Soil Colloid Release Affected by Dissolved Organic Matter and Redox Conditions

Abstract

Core Ideas We quantified and characterized soil colloid release as influenced by redox conditions and DOM. The interplay of colloids, OM, and redox conditions impacts colloid and soil OM release. This interplay also affects colloid stabilization or aggregation due to OM–colloid association. Colloids play an important role in C retention and release in redox‐dynamic environments. Mobilization of soil colloids has attracted much research attention because of colloids' potential to facilitate transport of strongly sorbing constituents (e.g., contaminants, pesticides, and nutrients). In redox‐dynamic soils or sediments, colloid mobility is largely controlled by Fe3+ dissolution, shifts in pH and ionic strength, and interactions with organic matter (OM). We investigated the complex interplay of colloid release, OM content, and redox conditions via batch experiments to quantify and characterize soil colloid release after the addition of dissolved OM (DOM). Under aerobic conditions, the concentration of released colloids increased from ∼1000 to ∼3000 mg L−1 as the DOM concentration increased from 0 to 20 mg C L−1, respectively. The initial concentrations of released colloids were higher under anaerobic conditions, but they decreased by ∼80 to 90% as incubation continued. In addition, unlike in the aerobic samples, the effects of the added DOM on colloid release in the anaerobic samples were minimal. Iron dissolution under anaerobic conditions coincided with the initial high level of colloid release as well as the release of indigenous DOM (DOMin), which may have led to subsequent colloid aggregation due to bridging.

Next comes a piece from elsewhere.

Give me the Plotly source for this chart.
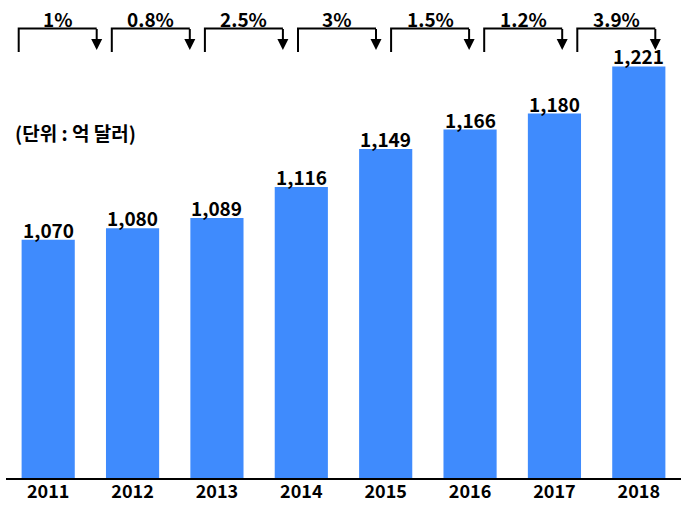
import plotly.graph_objects as go

years = ["2011", "2012", "2013", "2014", "2015", "2016", "2017", "2018"]
values = [1070, 1080, 1089, 1116, 1149, 1166, 1180, 1221]
growth = [1, 0.8, 2.5, 3, 1.5, 1.2, 3.9]
unit_label = "(단위 : 억 달러)"

FONT = "Noto Sans CJK KR, Noto Sans, sans-serif"
BAR_COLOR = "#3F8BFD"

W, H = 681, 506
ML, MR, MT, MB = 6, 0, 0, 28
PW, PH = W - ML - MR, H - MT - MB


def px_x(p):
    return (p - ML) / PW


def px_y(p):
    return (H - MB - p) / PH


fig = go.Figure()
fig.add_trace(go.Bar(x=years, y=values, marker_color=BAR_COLOR,
                     marker_line_width=0, hoverinfo="skip"))

annotations = []
shapes = []

# value labels (x given as category index so year strings are not read as numbers)
for i, v in enumerate(values):
    annotations.append(dict(x=i, y=v, xref="x", yref="y", text=f"{v:,}",
                            showarrow=False, yanchor="bottom", yshift=-5,
                            font=dict(family=FONT, size=19, color="black", weight="bold")))

# growth brackets
b_left0, b_step, b_width = 18.7, 93.1, 78.0
line_y, foot_y, tip_y, text_y = 28.5, 52, 50, 18
for i, g in enumerate(growth):
    l = b_left0 + i * b_step
    r = l + b_width
    shapes.append(dict(type="path", xref="paper", yref="paper",
                       path=f"M {px_x(l)},{px_y(foot_y)} L {px_x(l)},{px_y(line_y)} L {px_x(r)},{px_y(line_y)}",
                       line=dict(color="black", width=2)))
    annotations.append(dict(x=px_x(r), y=px_y(tip_y), xref="paper", yref="paper",
                            ax=0, ay=-(tip_y - line_y) - 1, text="", showarrow=True,
                            arrowhead=2, arrowsize=1.1, arrowwidth=2, arrowcolor="black"))
    annotations.append(dict(x=px_x((l + r) / 2), y=px_y(text_y), xref="paper", yref="paper",
                            text=f"{g:g}%", showarrow=False, xanchor="center", yanchor="middle",
                            font=dict(family=FONT, size=19, color="black", weight="bold")))

annotations.append(dict(x=px_x(13), y=px_y(132), xref="paper", yref="paper",
                        text=unit_label, showarrow=False, xanchor="left", yanchor="middle",
                        font=dict(family=FONT, size=19, color="black", weight="bold")))

y0 = 862.5
scale = 1.148
fig.update_layout(
    width=W, height=H,
    margin=dict(l=ML, r=MR, t=MT, b=MB, pad=0, autoexpand=False),
    paper_bgcolor="white", plot_bgcolor="white",
    bargap=0.37, showlegend=False,
    annotations=annotations, shapes=shapes,
    xaxis=dict(type="category", range=[-0.5, len(years) - 0.5], showline=True,
               linecolor="black", linewidth=1.5, ticks="", ticklabelstandoff=-3,
               showgrid=False, fixedrange=True,
               tickfont=dict(family=FONT, size=18, color="black", weight="bold")),
    yaxis=dict(range=[y0, y0 + PH / scale], visible=False, showgrid=False, fixedrange=True),
)

fig.write_html("out.html", config={"displayModeBar": False})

These results demonstrate that (i) DOM stabilized the colloids released under aerobic conditions but had minimal effects on colloids released under anaerobic conditions and (ii) high concentrations of DOMin released under anaerobic conditions decreased subsequent colloid release due to DOMin–colloid association. The findings have implications for colloid release and colloid‐associated nutrient and contaminant mobilization and transport in redox‐dynamic environments such as wetlands.